**Directive:**
Your task is to copy the lines between the line containing "Clone this chart in matplotlib." and the line containing "line_color = '#333333'", counting both of those lines, and to emit nothing more.

[START OF Excerpted data]

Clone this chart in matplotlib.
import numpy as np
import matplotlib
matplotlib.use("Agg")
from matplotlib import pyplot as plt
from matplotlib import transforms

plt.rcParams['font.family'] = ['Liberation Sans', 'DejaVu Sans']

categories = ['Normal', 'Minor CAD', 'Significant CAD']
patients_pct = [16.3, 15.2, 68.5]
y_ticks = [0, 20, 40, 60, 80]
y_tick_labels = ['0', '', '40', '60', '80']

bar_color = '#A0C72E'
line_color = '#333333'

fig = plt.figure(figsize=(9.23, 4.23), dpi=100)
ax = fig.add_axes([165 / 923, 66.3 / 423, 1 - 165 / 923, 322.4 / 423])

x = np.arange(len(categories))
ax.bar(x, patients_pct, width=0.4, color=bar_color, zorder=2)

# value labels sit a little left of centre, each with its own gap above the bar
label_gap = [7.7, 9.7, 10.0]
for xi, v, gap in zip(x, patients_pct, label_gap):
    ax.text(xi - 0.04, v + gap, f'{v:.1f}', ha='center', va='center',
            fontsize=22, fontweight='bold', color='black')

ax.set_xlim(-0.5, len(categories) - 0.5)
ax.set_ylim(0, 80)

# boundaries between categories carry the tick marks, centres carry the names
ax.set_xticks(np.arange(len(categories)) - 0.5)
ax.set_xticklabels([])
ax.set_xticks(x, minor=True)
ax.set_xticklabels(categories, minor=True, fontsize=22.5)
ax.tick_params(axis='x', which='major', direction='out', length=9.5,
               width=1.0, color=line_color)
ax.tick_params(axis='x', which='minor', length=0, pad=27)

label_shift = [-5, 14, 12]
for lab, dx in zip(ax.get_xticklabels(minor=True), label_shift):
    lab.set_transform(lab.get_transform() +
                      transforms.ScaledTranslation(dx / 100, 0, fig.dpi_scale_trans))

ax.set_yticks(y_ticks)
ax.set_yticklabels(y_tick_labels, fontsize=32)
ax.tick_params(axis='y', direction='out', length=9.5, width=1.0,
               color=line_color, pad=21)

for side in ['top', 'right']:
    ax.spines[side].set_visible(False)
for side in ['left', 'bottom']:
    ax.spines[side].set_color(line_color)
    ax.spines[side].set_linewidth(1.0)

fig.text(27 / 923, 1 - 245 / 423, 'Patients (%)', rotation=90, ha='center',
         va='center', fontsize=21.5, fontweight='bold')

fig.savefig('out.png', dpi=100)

[END OF Excerpted data]
[START OF Excerpted data]

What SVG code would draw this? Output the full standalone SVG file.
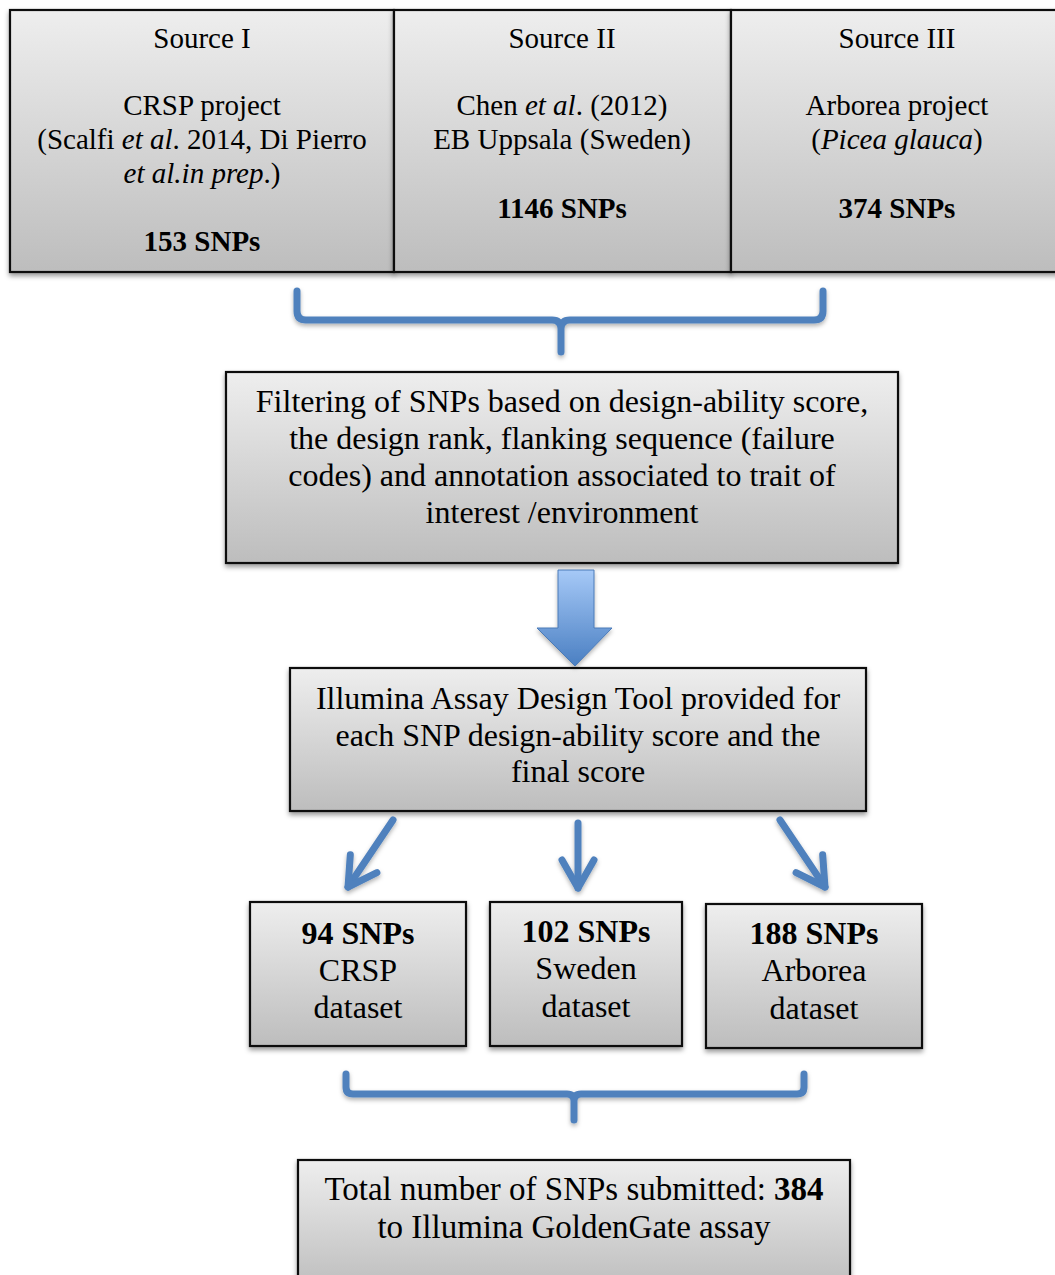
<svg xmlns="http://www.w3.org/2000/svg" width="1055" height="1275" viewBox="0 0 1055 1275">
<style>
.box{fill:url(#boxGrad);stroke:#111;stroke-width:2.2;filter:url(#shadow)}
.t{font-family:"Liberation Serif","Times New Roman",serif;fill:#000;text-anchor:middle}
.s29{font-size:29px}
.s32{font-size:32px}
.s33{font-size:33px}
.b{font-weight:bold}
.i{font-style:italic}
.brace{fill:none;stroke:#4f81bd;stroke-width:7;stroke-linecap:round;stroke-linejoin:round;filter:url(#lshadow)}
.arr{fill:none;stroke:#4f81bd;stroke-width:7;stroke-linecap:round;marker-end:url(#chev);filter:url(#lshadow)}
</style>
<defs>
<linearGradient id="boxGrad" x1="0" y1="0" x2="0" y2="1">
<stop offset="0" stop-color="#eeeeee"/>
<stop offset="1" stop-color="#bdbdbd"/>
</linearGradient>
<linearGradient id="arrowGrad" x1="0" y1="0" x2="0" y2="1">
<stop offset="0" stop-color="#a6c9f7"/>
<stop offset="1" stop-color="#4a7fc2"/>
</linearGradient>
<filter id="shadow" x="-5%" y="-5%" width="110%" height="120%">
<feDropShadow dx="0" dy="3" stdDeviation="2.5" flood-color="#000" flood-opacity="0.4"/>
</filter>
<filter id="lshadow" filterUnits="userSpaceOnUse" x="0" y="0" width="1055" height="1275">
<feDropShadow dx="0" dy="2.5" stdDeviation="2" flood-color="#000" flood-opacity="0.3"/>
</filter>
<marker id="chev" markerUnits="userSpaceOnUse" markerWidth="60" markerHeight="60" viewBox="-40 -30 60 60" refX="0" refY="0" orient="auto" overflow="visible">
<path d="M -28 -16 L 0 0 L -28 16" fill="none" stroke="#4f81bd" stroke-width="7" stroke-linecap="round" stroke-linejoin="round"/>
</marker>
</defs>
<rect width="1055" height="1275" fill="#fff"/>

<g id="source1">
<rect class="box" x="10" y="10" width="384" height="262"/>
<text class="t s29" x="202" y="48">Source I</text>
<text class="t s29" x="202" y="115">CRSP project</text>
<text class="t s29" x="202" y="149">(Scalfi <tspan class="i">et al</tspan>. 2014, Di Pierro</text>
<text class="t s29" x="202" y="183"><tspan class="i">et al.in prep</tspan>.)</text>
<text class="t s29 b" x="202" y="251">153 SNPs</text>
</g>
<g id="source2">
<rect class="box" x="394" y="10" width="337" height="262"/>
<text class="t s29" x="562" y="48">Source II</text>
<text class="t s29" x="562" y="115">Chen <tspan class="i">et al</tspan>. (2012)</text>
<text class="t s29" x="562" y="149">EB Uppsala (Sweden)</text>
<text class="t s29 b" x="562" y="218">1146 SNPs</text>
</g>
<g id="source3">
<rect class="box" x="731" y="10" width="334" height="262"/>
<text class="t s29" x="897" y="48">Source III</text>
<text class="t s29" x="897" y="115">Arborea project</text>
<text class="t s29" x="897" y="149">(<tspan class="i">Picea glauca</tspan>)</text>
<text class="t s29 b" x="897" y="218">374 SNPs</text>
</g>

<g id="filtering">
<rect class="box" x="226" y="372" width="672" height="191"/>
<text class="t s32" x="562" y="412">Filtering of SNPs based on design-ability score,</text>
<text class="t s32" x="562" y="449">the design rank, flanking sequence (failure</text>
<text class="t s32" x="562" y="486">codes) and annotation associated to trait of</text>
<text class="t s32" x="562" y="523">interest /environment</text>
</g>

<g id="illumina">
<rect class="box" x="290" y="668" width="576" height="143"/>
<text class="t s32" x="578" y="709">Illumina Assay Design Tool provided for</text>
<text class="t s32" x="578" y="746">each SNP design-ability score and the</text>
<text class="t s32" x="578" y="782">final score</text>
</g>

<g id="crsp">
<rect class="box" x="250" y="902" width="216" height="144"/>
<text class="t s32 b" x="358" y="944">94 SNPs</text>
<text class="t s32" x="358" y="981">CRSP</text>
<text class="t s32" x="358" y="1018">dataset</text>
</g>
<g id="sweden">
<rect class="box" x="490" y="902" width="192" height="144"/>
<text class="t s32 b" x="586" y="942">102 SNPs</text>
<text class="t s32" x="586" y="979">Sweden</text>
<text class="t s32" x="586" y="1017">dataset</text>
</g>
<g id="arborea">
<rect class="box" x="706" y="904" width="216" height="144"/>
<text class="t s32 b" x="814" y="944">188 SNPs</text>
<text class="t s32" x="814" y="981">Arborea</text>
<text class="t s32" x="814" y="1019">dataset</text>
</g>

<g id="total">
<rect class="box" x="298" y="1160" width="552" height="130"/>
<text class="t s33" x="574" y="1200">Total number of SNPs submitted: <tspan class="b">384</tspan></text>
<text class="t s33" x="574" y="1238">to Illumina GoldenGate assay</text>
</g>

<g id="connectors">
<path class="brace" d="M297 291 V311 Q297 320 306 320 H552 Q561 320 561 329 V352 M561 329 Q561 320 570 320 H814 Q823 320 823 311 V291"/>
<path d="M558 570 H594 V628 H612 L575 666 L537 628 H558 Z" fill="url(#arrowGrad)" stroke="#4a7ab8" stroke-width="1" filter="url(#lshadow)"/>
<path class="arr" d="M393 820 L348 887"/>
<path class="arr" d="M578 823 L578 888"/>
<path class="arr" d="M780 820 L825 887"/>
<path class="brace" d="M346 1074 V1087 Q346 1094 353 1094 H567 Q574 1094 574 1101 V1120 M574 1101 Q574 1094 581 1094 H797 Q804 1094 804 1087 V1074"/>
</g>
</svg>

[END OF Excerpted data]

**Correct answer:**
Clone this chart in matplotlib.
import numpy as np
import matplotlib
matplotlib.use("Agg")
from matplotlib import pyplot as plt
from matplotlib import transforms

plt.rcParams['font.family'] = ['Liberation Sans', 'DejaVu Sans']

categories = ['Normal', 'Minor CAD', 'Significant CAD']
patients_pct = [16.3, 15.2, 68.5]
y_ticks = [0, 20, 40, 60, 80]
y_tick_labels = ['0', '', '40', '60', '80']

bar_color = '#A0C72E'
line_color = '#333333'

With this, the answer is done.